Macpherson and Ameer Ali, JJ.
1. These two appeals, which arise out of one suit, are preferred by the plain tiffs and by the defendant respectively.
2. The plaintiffs are the reversionary heirs of Kuldip Narain Singh, who died a good many years ago, leaving a widow, Dhanesh Kunwar. She, having inherited his estate, died in 1886. The defendant is the pujari of an idol to which Mouzah Ahmadpore Khas, which it is sought to recover in this suit, was dedicated and given by Danesh Kunwar in 1865.
3. The plaintiffs allege that the permanent alienation of her husband's property for such a purpose is invalid. The defence is that the mouzah was the self-acquired property of the widow, and, that even if it was not, the alienation was good and effective.
4. The Subordinate Judge found that the mouzah belonged to Kuldip Narain, and devolved on his widow as heiress, and that she had no power to alienate it permanently by dedicating and giving it to the idol. He consequently gave the plaintiff's a decree, excluding only a small portion of the land, and it is to this excluded portion that the plaintiffs' appeal (No. 199) relates. The appeal of the defendant (No. 217) raises the same questions which were raised in the lower Court, and it will be convenient to consider this first.
5. The finding that the mouzah belonged to Kuldip Narain, and that it was not acquired by his widow, is unquestionably right for the reasons given by the Subordinate Judge, and has hardly been questioned before us. The point which has been pressed is the validity of the alienation.
6. It is argued, on the strength of certain texts in the Mitakshara, that the widow had absolute power to alienate for religious purposes property which she inherited from her husband, and in support of the argument two cases, reported in Borrodaile's Reports, Vol. I, pp. 394 and 415 (Edition of 1862, pp. 436, 448) were cited. Those cases are of very ancient date, the facts are not fully reported, it does not appear what proportion the property alienated bore to the whole estate, and in so far as they may purport to support the argument broadly put forward, they are not consistent with the later cases on the subject.

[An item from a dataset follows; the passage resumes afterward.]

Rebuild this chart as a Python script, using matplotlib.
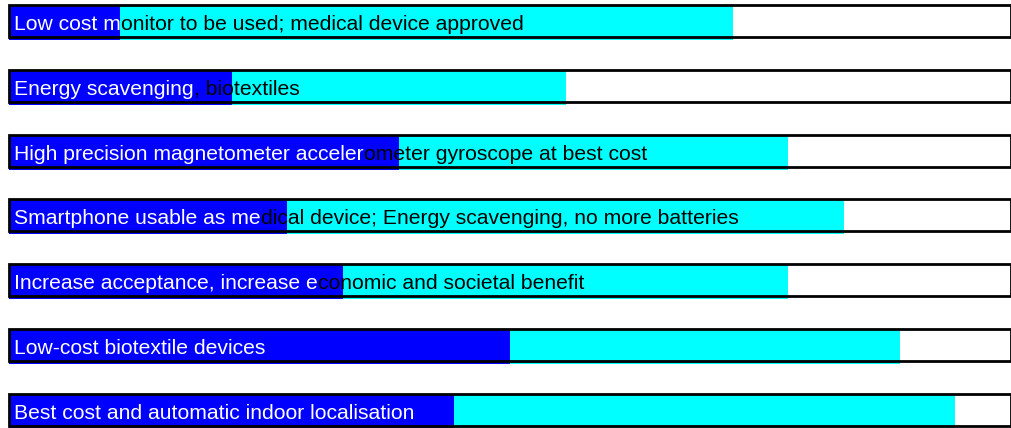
import matplotlib.pyplot as plt
from matplotlib.patches import Rectangle

plt.rcParams['font.family'] = ['Liberation Sans', 'DejaVu Sans']

# --- data (timeline units, axis runs 0..18) ---
labels = [
    "Low cost monitor to be used; medical device approved",
    "Energy scavenging, biotextiles",
    "High precision magnetometer accelerometer gyroscope at best cost",
    "Smartphone usable as medical device; Energy scavenging, no more batteries",
    "Increase acceptance, increase economic and societal benefit",
    "Low-cost biotextile devices",
    "Best cost and automatic indoor localisation",
]
start = [2, 4, 7, 5, 6, 9, 8]        # end of the blue part
finish = [13, 10, 14, 15, 14, 16, 17]  # end of the cyan part
n_white = [10, 17, 35, 23, 31, 27, 43]  # characters drawn in white
x_max = 18

BLUE = "#0000ff"
CYAN = "#00ffff"

W, H = 1012, 428
fig = plt.figure(figsize=(W / 100, H / 100), dpi=100)
ax = fig.add_axes([9 / W, 0, 1002 / W, 1])
ax.set_xlim(0, x_max)
ax.set_ylim(H, 0)  # y in pixels, top down
ax.axis("off")

pitch = 64.8
box_h = 32
for i, lab in enumerate(labels):
    top = 5 + pitch * i
    # white background of the track
    ax.add_patch(Rectangle((0, top), x_max, box_h, facecolor="white",
                           edgecolor="none", zorder=1))
    # filled parts, slightly taller than the frame
    ax.barh(top + 0.5, start[i], height=box_h + 2.5, align="edge",
            color=BLUE, zorder=2)
    ax.barh(top + 0.5, finish[i] - start[i], left=start[i],
            height=box_h + 2.5, align="edge", color=CYAN, zorder=2)
    # frame on top
    ax.add_patch(Rectangle((0, top), x_max, box_h, facecolor="none",
                           edgecolor="black", lw=2.0, zorder=3,
                           clip_on=False))

    head, tail = lab[:n_white[i]], lab[n_white[i]:]
    t1 = ax.annotate(head, xy=(0, top + 25), xytext=(5, 0),
                     textcoords="offset pixels", color="white",
                     fontsize=15.2, va="baseline", ha="left", zorder=4)
    if tail:
        ax.annotate(tail, xy=(1, 0), xycoords=t1, va="bottom", ha="left",
                    color="black", fontsize=15.2, zorder=4)

fig.savefig("out.png", dpi=100)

7. In the Collector of Masulipatani v. Cavaly Vencata Narainapah 8 Moo. I.A. 550 their Lordships say that 'for religious or charitable purposes, or those which are supposed to conduce to the spiritual welfare of her husband, the widow has a larger power of disposition than that which she possesses for purely worldly purposes.' No case has gone the length of holding that the power of disposition for pious and religious purposes is unqualified. In the case of Lakshmi Narayana v. Dasu I.L.R. 11 Mad. 288 the alienation was uphold, on the ground that it related to a very small piece of land, and was, for an indispensable religious necessity, not for the spiritual welfare of the widow, but for that of her husband. In the case of Rama v. Ranga I.L.R. 8 Mad. 552 it was held that the pious purpose must be in the nature of a spiritual necessity, unless at least the alienation was reasonable in the circumstances of the family, and the property alienated was but a small portion of the property inherited from the husband. In the case of Puran Dai v. Jai Narain I.L.R. 4 All. 482 much the same view was taken.

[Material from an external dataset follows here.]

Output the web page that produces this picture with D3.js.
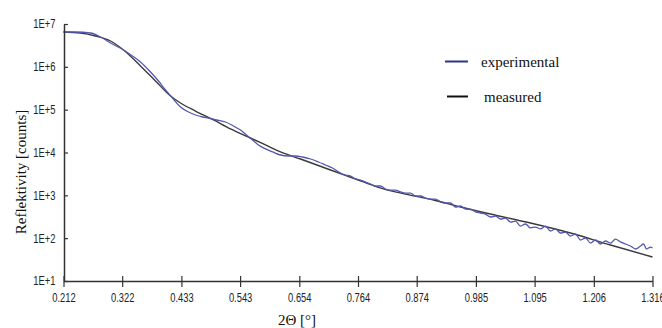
<!DOCTYPE html>
<html>
<head>
<meta charset="utf-8">
<script src="https://cdn.jsdelivr.net/npm/d3@7"></script>
<style>
  html, body { margin: 0; padding: 0; background: #fff; }
  svg { display: block; }
  .tick-label { font-family: "Liberation Sans Narrow", "Arial Narrow", "Liberation Sans", sans-serif; font-size: 12px; fill: #222; }
  .title { font-family: "Liberation Serif", "Times New Roman", serif; font-size: 15px; fill: #111; }
</style>
</head>
<body>
<svg id="chart" width="662" height="328"></svg>
<script>
// ---- data ----
const xTicks = [0.212, 0.322, 0.433, 0.543, 0.654, 0.764, 0.874, 0.985, 1.095, 1.206, 1.316];
const xTickLabels = ["0.212", "0.322", "0.433", "0.543", "0.654", "0.764", "0.874", "0.985", "1.095", "1.206", "1.316"];
const yTicks = [1e1, 1e2, 1e3, 1e4, 1e5, 1e6, 1e7];
const yTickLabels = ["1E+1", "1E+2", "1E+3", "1E+4", "1E+5", "1E+6", "1E+7"];
const seriesNames = ["experimental", "measured"];

const experimentalX = [
  0.2120, 0.2345, 0.2626, 0.2814, 0.3001, 0.3245, 0.3413, 0.3563, 0.3751, 0.3901,
  0.4032, 0.4163, 0.4313, 0.4463, 0.4594, 0.4725, 0.4838, 0.4988, 0.5157, 0.5306,
  0.5438, 0.5550, 0.5663, 0.5775, 0.5906, 0.6038, 0.6188, 0.6337, 0.6469, 0.6600,
  0.6750, 0.6900, 0.7031, 0.7162, 0.7312, 0.7406, 0.7500, 0.7593, 0.7687, 0.7781,
  0.7874, 0.7968, 0.8062, 0.8156, 0.8249, 0.8343, 0.8437, 0.8530, 0.8624, 0.8718,
  0.8812, 0.8905, 0.8999, 0.9093, 0.9187, 0.9280, 0.9374, 0.9468, 0.9561, 0.9655,
  0.9749, 0.9843, 0.9936, 1.0030, 1.0124, 1.0217, 1.0311, 1.0405, 1.0499, 1.0592,
  1.0686, 1.0780, 1.0873, 1.0967, 1.1061, 1.1155, 1.1248, 1.1342, 1.1436, 1.1529,
  1.1623, 1.1717, 1.1811, 1.1904, 1.1998, 1.2092, 1.2185, 1.2279, 1.2373, 1.2467,
  1.2560, 1.2654, 1.2748, 1.2842, 1.2935, 1.2992, 1.3048, 1.3123, 1.3160
];
const experimentalY = [
  6.5e6, 6.5e6, 6.17e6, 4.97e6, 3.6e6, 2.47e6, 1.79e6, 1.3e6, 7.57e5, 4.67e5,
  2.88e5, 1.87e5, 1.15e5, 8.82e4, 7.51e4, 6.74e4, 6.39e4, 5.74e4, 5.15e4, 4.15e4,
  3.35e4, 2.56e4, 1.96e4, 1.5e4, 1.21e4, 1.03e4, 8740, 8280, 8280, 7850,
  7050, 6000, 5110, 4340, 3320, 2980, 2830, 2410, 2280, 2050,
  1840, 1650, 1650, 1400, 1330, 1330, 1200, 1130, 1130, 964,
  964, 866, 820, 820, 698, 662, 662, 534, 563, 479,
  479, 408, 387, 366, 312, 329, 280, 295, 238, 251,
  192, 214, 173, 182, 164, 192, 147, 164, 132, 139,
  112, 125, 90.5, 101, 77.0, 90.5, 73.0, 85.8, 77.0, 95,
  82, 73.0, 65.6, 55.8, 65.6, 73.0, 55.8, 62.1, 58.9
];
const measuredX = [
  0.2120, 0.2439, 0.2720, 0.3001, 0.3245, 0.3563, 0.3844, 0.4126, 0.4313, 0.4594,
  0.4932, 0.5250, 0.5625, 0.5906, 0.6188, 0.6562, 0.7125, 0.7593, 0.8005, 0.8530,
  0.9055, 0.9561, 1.0124, 1.0873, 1.1623, 1.2373, 1.3160
];
const measuredY = [
  6.5e6, 6.17e6, 5.25e6, 4.01e6, 2.47e6, 1.05e6, 4.67e5, 2.08e5, 1.43e5, 9.3e4,
  5.74e4, 3.54e4, 2.18e4, 1.5e4, 1.03e4, 7050, 3900, 2410, 1560, 1070,
  778, 534, 366, 226, 132, 69.2, 36.3
];

// ---- drawing ----
const svg = d3.select("#chart");
const x = d3.scaleLinear().domain([0.212, 1.316]).range([63.5, 652.5]);
const y = d3.scaleLog().domain([10, 1e7]).range([281, 24]);

const axisColor = "#333";

const expData = experimentalX.map((d, i) => [d, experimentalY[i]]);
const meaData = measuredX.map((d, i) => [d, measuredY[i]]);

svg.append("path")
  .datum(meaData)
  .attr("fill", "none")
  .attr("stroke", "#3a3a3a")
  .attr("stroke-width", 1.4)
  .attr("d", d3.line().x(d => x(d[0])).y(d => y(d[1])).curve(d3.curveMonotoneX));

svg.append("path")
  .datum(expData)
  .attr("fill", "none")
  .attr("stroke", "#5258b0")
  .attr("stroke-width", 1.3)
  .attr("stroke-linejoin", "round")
  .attr("d", d3.line().x(d => x(d[0])).y(d => y(d[1])).curve(d3.curveMonotoneX));

// x axis
const xAxis = d3.axisBottom(x)
  .tickValues(xTicks)
  .tickFormat((d, i) => xTickLabels[i])
  .tickSizeInner(6)
  .tickSizeOuter(0)
  .tickPadding(6);
const gx = svg.append("g").attr("transform", "translate(0,281)").call(xAxis);
gx.select(".domain").attr("stroke", axisColor).attr("stroke-width", 1.5);
gx.selectAll(".tick line").attr("stroke", axisColor).attr("stroke-width", 1.2).attr("y1", -5);
gx.selectAll(".tick text")
  .attr("class", "tick-label").attr("font-family", null).attr("font-size", null)
  .attr("transform", "scale(0.78,1)");

// y axis
const yAxis = d3.axisLeft(y)
  .tickValues(yTicks)
  .tickFormat((d, i) => yTickLabels[i])
  .tickSizeInner(3)
  .tickSizeOuter(0)
  .tickPadding(8);
const gy = svg.append("g").attr("transform", "translate(64,0)").call(yAxis);
gy.select(".domain").attr("stroke", axisColor).attr("stroke-width", 1.5);
gy.selectAll(".tick line").attr("stroke", axisColor).attr("stroke-width", 1.2).attr("x2", 4);
gy.selectAll(".tick text")
  .attr("class", "tick-label").attr("font-family", null).attr("font-size", null)
  .attr("transform", "scale(0.78,1)");

// titles
svg.append("text").attr("class", "title")
  .attr("x", 297).attr("y", 325).attr("text-anchor", "middle")
  .text("2\u0398 [\u00b0]");
svg.append("text").attr("class", "title")
  .attr("transform", "translate(26,172) rotate(-90)")
  .attr("text-anchor", "middle")
  .text("Reflektivity [counts]");

// legend
const legendColors = ["#2b3390", "#111"];
const legendY = [61.5, 96.5];
const legendX0 = [445, 447];
const legendTextX = [481, 484];
seriesNames.forEach((name, i) => {
  svg.append("line")
    .attr("x1", legendX0[i]).attr("x2", 468)
    .attr("y1", legendY[i]).attr("y2", legendY[i])
    .attr("stroke", legendColors[i]).attr("stroke-width", 2);
  svg.append("text").attr("class", "title")
    .attr("x", legendTextX[i]).attr("y", legendY[i] + 5)
    .style("font-size", "15px")
    .text(name);
});
</script>
</body>
</html>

8. Here the idol to which the land was given was not established by Dhanesh Kunwar's husband, but by his mother. The husband had not in his lifetime thought it necessary to make any provision for the maintenance of the idol, and the dedication was prima facie one more for the widow's own spiritual welfare than for that of her husband. The property alienated was, moreover, of considerable value, and, according to the only evidence there is on the subject, represented nearly one-third of the estate inherited. The alienation cannot, therefore, be supported, either on the ground that it was for a religious necessity, that is to say, for the spiritual welfare of her husband, or that, being for a pious purpose, the property alienated was small in value and represented only a very small portion of the estate inherited. We think, therefore, that the Subordinate Judge has rightly held that it cannot hold good against the reversioners, and that the defendants' appeal fails.

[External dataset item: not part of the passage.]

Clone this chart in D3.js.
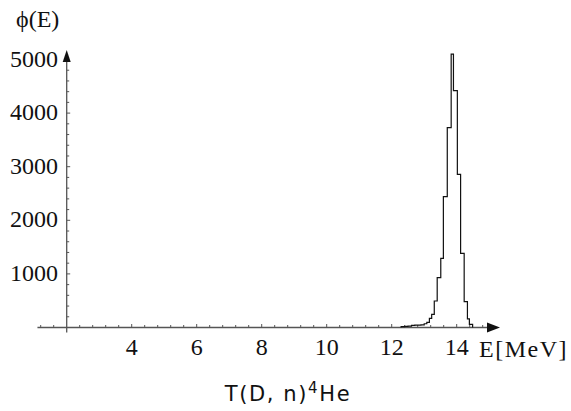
<!DOCTYPE html>
<html>
<head>
<meta charset="utf-8">
<script src="https://cdn.jsdelivr.net/npm/d3@7"></script>
<style>
  body { margin: 0; background: white; }
  svg { display: block; }
</style>
</head>
<body>
<svg id="chart" width="571" height="411"></svg>
<script>
var binEdges = [12.29, 12.40, 12.50, 12.61, 12.71, 12.81, 12.90, 13.00, 13.08,
                13.16, 13.23, 13.31, 13.40, 13.51, 13.59, 13.71, 13.83, 13.90,
                14.02, 14.12, 14.23, 14.33, 14.39, 14.49];
var binCounts = [18, 22, 24, 40, 45, 46, 50, 70, 97,
                 172, 246, 494, 929, 1291, 2440, 3728, 5100,
                 4418, 2858, 1384, 481, 160, 60];

var xTickValues = [4, 6, 8, 10, 12, 14];
var yTickValues = [1000, 2000, 3000, 4000, 5000];

var axisColor = "#555";
var tickFont = "'Liberation Serif', 'Times New Roman', serif";

var svg = d3.select("#chart");

var x = d3.scaleLinear().domain([2, 14]).range([66.7, 456.7]);
var y = d3.scaleLinear().domain([0, 5000]).range([327.5, 59.5]);

// ---- histogram outline ----
var pts = [[binEdges[0], 0]];
binCounts.forEach((c, i) => pts.push([binEdges[i], c]));
pts.push([binEdges[binEdges.length - 1], 0]);

var stepLine = d3.line()
    .x(d => x(d[0]))
    .y(d => y(d[1]))
    .curve(d3.curveStepAfter);

// ---- axes ----
var axes = svg.append("g");

// horizontal axis
var xStart = x(1.1), xEnd = 500;
axes.append("line")
    .attr("x1", xStart).attr("x2", xEnd - 8)
    .attr("y1", y(0)).attr("y2", y(0))
    .attr("stroke", axisColor).attr("stroke-width", 1.3);
axes.append("path")
    .attr("d", `M ${xEnd} ${y(0)} L ${xEnd - 13} ${y(0) - 5} L ${xEnd - 13} ${y(0) + 5} Z`)
    .attr("fill", "#111");

// vertical axis
var yTop = 50;
axes.append("line")
    .attr("x1", x(2)).attr("x2", x(2))
    .attr("y1", y(0) + 5).attr("y2", yTop + 8)
    .attr("stroke", axisColor).attr("stroke-width", 1.3);
axes.append("path")
    .attr("d", `M ${x(2)} ${yTop} L ${x(2) - 4} ${yTop + 12} L ${x(2) + 4} ${yTop + 12} Z`)
    .attr("fill", "#111");

// x ticks: major every 2, minor every 0.4
var xMinor = d3.range(1.2, 15.0, 0.4).filter(v => Math.abs(v - 2) > 0.01);
axes.selectAll(".xtick")
    .data(xMinor)
    .enter()
    .append("line")
    .attr("class", "xtick")
    .attr("x1", d => x(d)).attr("x2", d => x(d))
    .attr("y1", y(0)).attr("y2", d => {
        var major = Math.abs(d / 2 - Math.round(d / 2)) < 0.01;
        return y(0) - (major ? 3.5 : 2.5);
    })
    .attr("stroke", axisColor).attr("stroke-width", 1);

// y ticks: every 200
var yMinor = d3.range(200, 5000, 200);
axes.selectAll(".ytick")
    .data(yMinor)
    .enter()
    .append("line")
    .attr("class", "ytick")
    .attr("x1", x(2)).attr("x2", d => x(2) + (d % 1000 === 0 ? 3.5 : 2.5))
    .attr("y1", d => y(d)).attr("y2", d => y(d))
    .attr("stroke", axisColor).attr("stroke-width", 1);

// histogram drawn over the axis
svg.append("path")
    .attr("d", stepLine(pts))
    .attr("fill", "none")
    .attr("stroke", "#111")
    .attr("stroke-width", 1.2);

// tick labels
svg.selectAll(".xlab")
    .data(xTickValues)
    .enter()
    .append("text")
    .attr("class", "xlab")
    .attr("x", d => x(d))
    .attr("y", 355)
    .attr("text-anchor", "middle")
    .attr("font-family", tickFont)
    .attr("font-size", 24)
    .attr("fill", "#111")
    .text(d => d);

svg.selectAll(".ylab")
    .data(yTickValues)
    .enter()
    .append("text")
    .attr("class", "ylab")
    .attr("x", 58)
    .attr("y", d => y(d) + 7)
    .attr("text-anchor", "end")
    .attr("font-family", tickFont)
    .attr("font-size", 24)
    .attr("fill", "#111")
    .text(d => d);

// axis titles
svg.append("text")
    .attr("x", 16).attr("y", 27)
    .attr("font-family", tickFont)
    .attr("font-size", 24)
    .attr("fill", "#111")
    .text("\u03D5(E)");

svg.append("text")
    .attr("x", 479).attr("y", 357)
    .attr("font-family", tickFont)
    .attr("font-size", 24)
    .attr("letter-spacing", 1.5)
    .attr("fill", "#111")
    .text("E[MeV]");

// caption
var cap = svg.append("text")
    .attr("x", 288).attr("y", 401)
    .attr("text-anchor", "middle")
    .attr("font-family", "'DejaVu Sans', sans-serif")
    .attr("font-size", 21)
    .attr("letter-spacing", 1.6)
    .attr("fill", "#111");
cap.append("tspan").text("T(D, n)");
cap.append("tspan").attr("dy", -8).attr("font-size", 15).text("4");
cap.append("tspan").attr("dy", 8).text("He");
</script>
</body>
</html>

9. The Subordinate Judge was, however, wrong in excluding, from the land decreed, the bungalow house, thakurbari, and the garden attached to the thakur-bari, and the land generally referred to in the zurpeshgi lease executed by Kuldip Narain on the 4th July 1857. He has done so on the ground that Kuldip Narain, having excluded these properties from the operation of the lease, exercised no right of ownership over them. This, however, is not a proper inference. All that can be said is that he wished to, and did, retain them in his own possession, and so excluded them. Apart from the deed of 1865 executed by Dhanesh Kunwar, it is not alleged that there was any dedication or any alienation of the excluded properties, and if the deed fails, it must fail also as regards these.
10. The result is that the defendants' appeal fails and must be dismissed with costs, and that the plaintiffs' appeal succeeds. The decree will be amended by striking out the words 'save and except the bungalow house, thakurbari, and the garden attached to the thakurbari, and gods and their ornaments, &c;, which are stated in the zurpeshgi deed of Kuldip Narain bearing date the 4th July 1857.' The plaintiffs will get their costs in their appeals.